Há, no entanto, investidores que deixam as ordens na fila por semanas, afirma um operador de uma corretora de varejo. É o que o mercado chama de VAC, sigla para “válida até o cancelamento”. Essa ordem na fila de espera é importante principalmente para os negócios com papéis de menor liquidez, cujos preços são expressos em centavos.
Se um papel é negociado a R$ 0,36, um investidor pode, por exemplo, colocar no sistema uma ordem de compra a R$ 0,35. Assim como ele, vários outros fazem o mesmo. A ordem do investidor, então, entra numa fila. “E o lugar que ela ocupa nessa fila faz bastante diferença; por isso, alguns investidores se mostraram bastante incomodados com o cancelamento das ordens”, conta um operador de ações de uma corretora de varejo.

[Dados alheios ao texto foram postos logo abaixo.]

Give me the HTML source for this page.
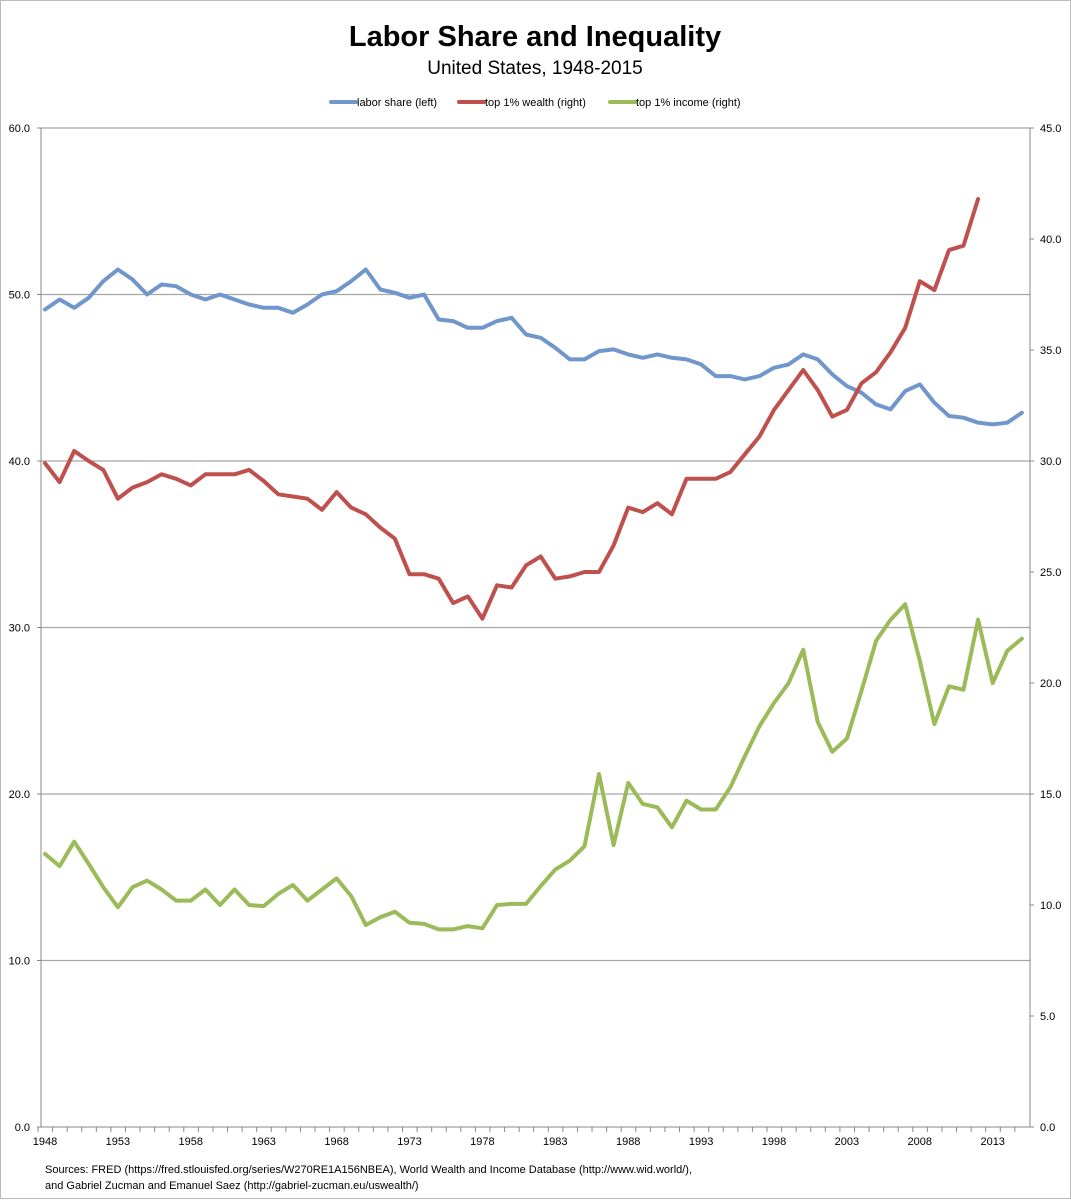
<!DOCTYPE html>
<html><head><meta charset="utf-8">
<style>
body{margin:0;background:#fff;font-family:"Liberation Sans",sans-serif;}
#wrap{position:relative;width:1071px;height:1200px;overflow:hidden;}
</style></head>
<body>
<div id="wrap">
<svg id="chart" width="1071" height="1200" xmlns="http://www.w3.org/2000/svg">
<rect x="0.5" y="0.5" width="1070" height="1198" fill="#fff" stroke="#bbb"/>
<text x="535" y="46" text-anchor="middle" font-size="29" font-weight="bold" fill="#000">Labor Share and Inequality</text>
<text x="535" y="74" text-anchor="middle" font-size="19" fill="#000">United States, 1948-2015</text>
<g>
<g><line x1="331" y1="102" x2="356" y2="102" stroke="#7096CB" stroke-width="4" stroke-linecap="round"/><text x="357" y="106" font-size="11">labor share (left)</text></g>
<g><line x1="459" y1="102" x2="484" y2="102" stroke="#BE504D" stroke-width="4" stroke-linecap="round"/><text x="485" y="106" font-size="11">top 1% wealth (right)</text></g>
<g><line x1="610" y1="102" x2="635" y2="102" stroke="#9BBB59" stroke-width="4" stroke-linecap="round"/><text x="636" y="106" font-size="11">top 1% income  (right)</text></g>
</g>
<g id="grid"></g><g id="axes"></g><g id="series"></g>
<text x="45" y="1173" font-size="11">Sources: FRED (https://fred.stlouisfed.org/series/W270RE1A156NBEA), World Wealth and Income Database (http://www.wid.world/),</text>
<text x="45" y="1189" font-size="11">and Gabriel Zucman and Emanuel Saez (http://gabriel-zucman.eu/uswealth/)</text>
</svg>
</div>
<script>
const years=[];for(let y=1948;y<=2015;y++)years.push(y);
const laborShare=[49.1,49.7,49.2,49.8,50.8,51.5,50.9,50.0,50.6,50.5,50.0,49.7,50.0,49.7,49.4,49.2,49.2,48.9,49.4,50.0,50.2,50.8,51.5,50.3,50.1,49.8,50.0,48.5,48.4,48.0,48.0,48.4,48.6,47.6,47.4,46.8,46.1,46.1,46.6,46.7,46.4,46.2,46.4,46.2,46.1,45.8,45.1,45.1,44.9,45.1,45.6,45.8,46.4,46.1,45.2,44.5,44.1,43.4,43.1,44.2,44.6,43.5,42.7,42.6,42.3,42.2,42.3,42.9];
const top1Wealth=[29.9,29.05,30.45,30.0,29.6,28.3,28.8,29.05,29.4,29.2,28.9,29.4,29.4,29.4,29.6,29.1,28.5,28.4,28.3,27.8,28.6,27.9,27.6,27.0,26.5,24.9,24.9,24.7,23.6,23.9,22.9,24.4,24.3,25.3,25.7,24.7,24.8,25.0,25.0,26.2,27.9,27.7,28.1,27.6,29.2,29.2,29.2,29.5,30.3,31.1,32.3,33.2,34.1,33.2,32.0,32.3,33.5,34.0,34.9,36.0,38.1,37.7,39.5,39.7,41.8];
const top1Income=[12.3,11.75,12.85,11.85,10.8,9.9,10.8,11.1,10.7,10.2,10.2,10.7,10.0,10.7,10.0,9.95,10.5,10.9,10.2,10.7,11.2,10.4,9.1,9.45,9.7,9.2,9.15,8.9,8.9,9.05,8.95,10.0,10.05,10.05,10.85,11.6,12.0,12.65,15.9,12.7,15.5,14.55,14.4,13.5,14.7,14.3,14.3,15.3,16.7,18.05,19.1,20.0,21.5,18.25,16.9,17.5,19.65,21.9,22.85,23.55,21.0,18.15,19.85,19.7,22.85,20.0,21.45,22.0];
const leftTicks=[0,10,20,30,40,50,60];
const rightTicks=[0,5,10,15,20,25,30,35,40,45];
const xLabelYears=[1948,1953,1958,1963,1968,1973,1978,1983,1988,1993,1998,2003,2008,2013];

const X0=41,X1=1030,Y0=1127,Y1=128;
const xs=y=>45+(y-1948)*14.58;
const yl=v=>Y0-(v/60)*(Y0-Y1);
const yr=v=>Y0-(v/45)*(Y0-Y1);
const NS="http://www.w3.org/2000/svg";
function mk(tag,attrs,parent){const e=document.createElementNS(NS,tag);for(const k in attrs)e.setAttribute(k,attrs[k]);parent.appendChild(e);return e;}
const grid=document.getElementById('grid'),axes=document.getElementById('axes'),series=document.getElementById('series');
leftTicks.forEach(v=>{
  if(v>0){const g=mk('line',{x1:X0,x2:X1,y1:yl(v),y2:yl(v),stroke:'#a6a6a6','stroke-width':1.3},grid);
  
  }
  const t=mk('text',{x:30,y:yl(v)+4,'text-anchor':'end','font-size':11},axes);t.textContent=v.toFixed(1);
  
  
  mk('line',{x1:X0-4,x2:X0,y1:yl(v),y2:yl(v),stroke:'#888'},axes);
});
rightTicks.forEach(v=>{
  const t=mk('text',{x:1040,y:yr(v)+4,'font-size':11},axes);t.textContent=v.toFixed(1);
  
  
  mk('line',{x1:X1,x2:X1+4,y1:yr(v),y2:yr(v),stroke:'#888'},axes);
});
const la=mk('line',{x1:X0,x2:X0,y1:Y1,y2:Y0,stroke:'#888'},axes);


const ra=mk('line',{x1:X1,x2:X1,y1:Y1,y2:Y0,stroke:'#888'},axes);


const ba=mk('line',{x1:X0,x2:X1,y1:Y0,y2:Y0,stroke:'#888'},axes);


years.forEach(y=>{mk('line',{x1:xs(y)-7,x2:xs(y)-7,y1:Y0,y2:Y0+5,stroke:'#888'},axes);});
xLabelYears.forEach(y=>{
  const t=mk('text',{x:xs(y),y:1145,'text-anchor':'middle','font-size':11},axes);t.textContent=y;
  
  
});
function line(vals,fy,color,name){
  const d=vals.map((v,i)=>(i?'L':'M')+xs(years[i]).toFixed(1)+','+fy(v).toFixed(1)).join('');
  const p=mk('path',{d:d,fill:'none',stroke:color,'stroke-width':4,'stroke-linejoin':'round','stroke-linecap':'round'},series);
  
  
}
line(laborShare,yl,'#7096CB','labor-share-line');
line(top1Wealth,yr,'#BE504D','top1-wealth-line');
line(top1Income,yr,'#9BBB59','top1-income-line');
</script>
</body></html>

Como os grandes bancos não costumam deixar ordens na fila, o cancelamento executado pela bolsa atingiu exatamente as ordens que foram agendadas pelos pequenos investidores. “A pane deve ter trazido impacto principalmente à pessoa física, que opera bastante dessa maneira”, diz outro operador.
Não é a primeira vez que uma pane pega de surpresa os investidores. Em junho de 2010, houve uma falha operacional que paralisou as negociações com derivativos por pelo menos uma hora. Anos antes, em 2007, houve uma pane durante o lançamento de ações da então BM&F na bolsa. O excesso de negócios na abertura do pregão fez com que o sistema não aguentasse e travasse para a compra e a venda do papel. Com isso, quem estava negociando naquele período não conseguiu completar suas operações.